Since the first rumours of NVIDIA's Kepler GPUs surfaced last year debate was ongoing as to the core we should expect to feature on highest SKU of the NVIDIA GeForce 600-series. If they followed Fermi naming conventions the GTX 680 would sport the GK100/110 GPU, whereas the GK104 would be a mid-range part. In March we discovered that the GK104 would in fact be the high-end part for the GeForce gaming range and that the GK110, known colloquially as Big Kepler, would be released much later in the year. That said, the GK104 is not exactly tiny - only slightly smaller than the AMD Tahiti GPU and with performance that is on a par with AMD's efforts to date.

This week at the Salt Lake City Super Computing conference NVIDIA finally took the wraps off the GK110, and it's a monster. Designed for full GPGPU function by enabling Double-Precision Floating Point operation and a host of other features, the GK110 is much larger than the gaming-orientated GK104. NVIDIA are marketing it as the Tesla K20, part of their compute product range and hence the reason why the it was unveiled at this event. VR-Zone reports that the following are features to expect from the K20:

* 2880 CUDA Cores [other sites are reporting that this may in fact be 3072 cores, twice GK104]
* 15 SMX Clusters [could be 16]
* 384-bit Memory Controller [same as Tahiti; GK104 is 256-bit]
* Up to 24GB of GDDR5 memory
* 2nd Gen ECC
* Hardware GPU Silicon Virtualization
* Hyper-Q (Slashes CPU idle time by allowing multiple CPU cores to simultaneously utilize a single Kepler GPU, dramatically advancing programmability and efficiency)
* Dynamic Parallelism (Simplifies GPU programming by allowing programmers to easily accelerate all parallel nested loops – resulting in a GPU dynamically spawning new threads on its own without going back to the CPU)
* 50-85% Double Precision Rate to Single Precision
* At least 1.5 TFLOPS DP FP64
* Target: 250 GB/s bandwidth




In theory, the GK110 will be a compute beast with many features that are not necessary for the consumer and gamer market.

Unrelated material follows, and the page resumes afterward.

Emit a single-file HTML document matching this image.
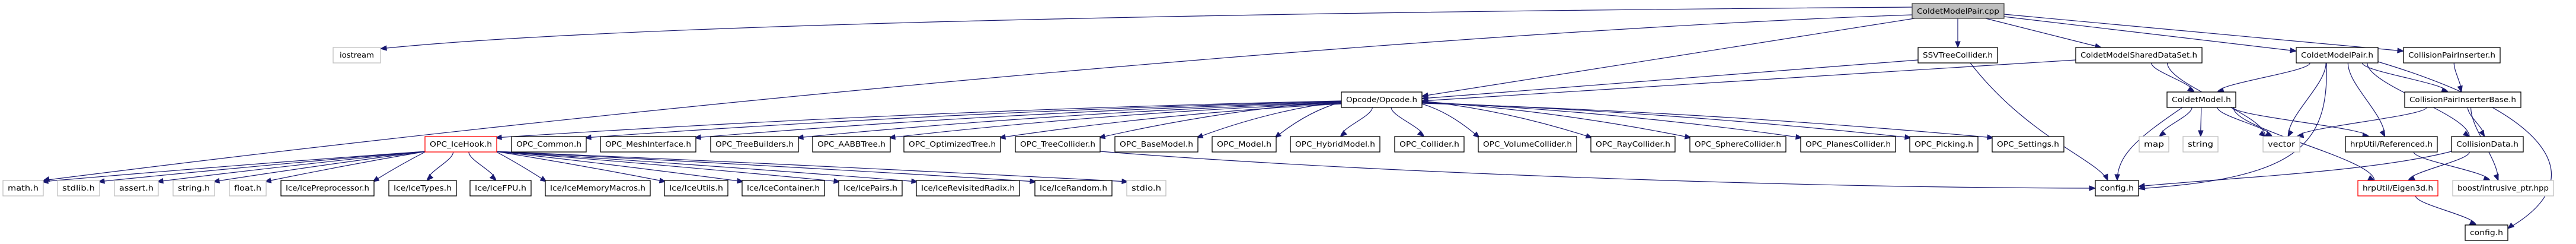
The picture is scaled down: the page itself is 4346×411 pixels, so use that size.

NVIDIA's aim is to push K20 to the tops of the Supercomputing league tables, a system with 15000 Tesla K20 GPU's built for Oak Ridge National Laboratories' (ORNL) Titan.

The size alone raises substantial questions over the yields and costs for this product. The smaller GK104 still isn't exactly flooding retail channels, neither through the GTX 680, 670 or 690 which indicates that yields from TSMC for this 28nm part aren't great; typically as the core area increases the yields greatly fall. With NVIDIA now having to pay per wafer rather than good core, even a slightly neutered GK110 may not reach consumer pricing levels at any time this year, and even then the numbers reaching the retail channel may be few and far between. We should therefore expect it to be 2013 before we see any GK110 derivatives for gamers.

Even if the GK110 was ready for gamers today, perhaps as a GTX 685, NVIDIA are not as yet under competitive pressure to release it. The GK104 holds it own against the HD7970, and even the rumoured HD7970 GHz Edition would be unlikely to change that significantly. It may be that we have to wait on AMD's Tenerife GPU, based on Enhanced-GCN architecture, before NVIDIA feel any pressure to both reduce the cost of the GTX 680 and release a new GPU to the masses.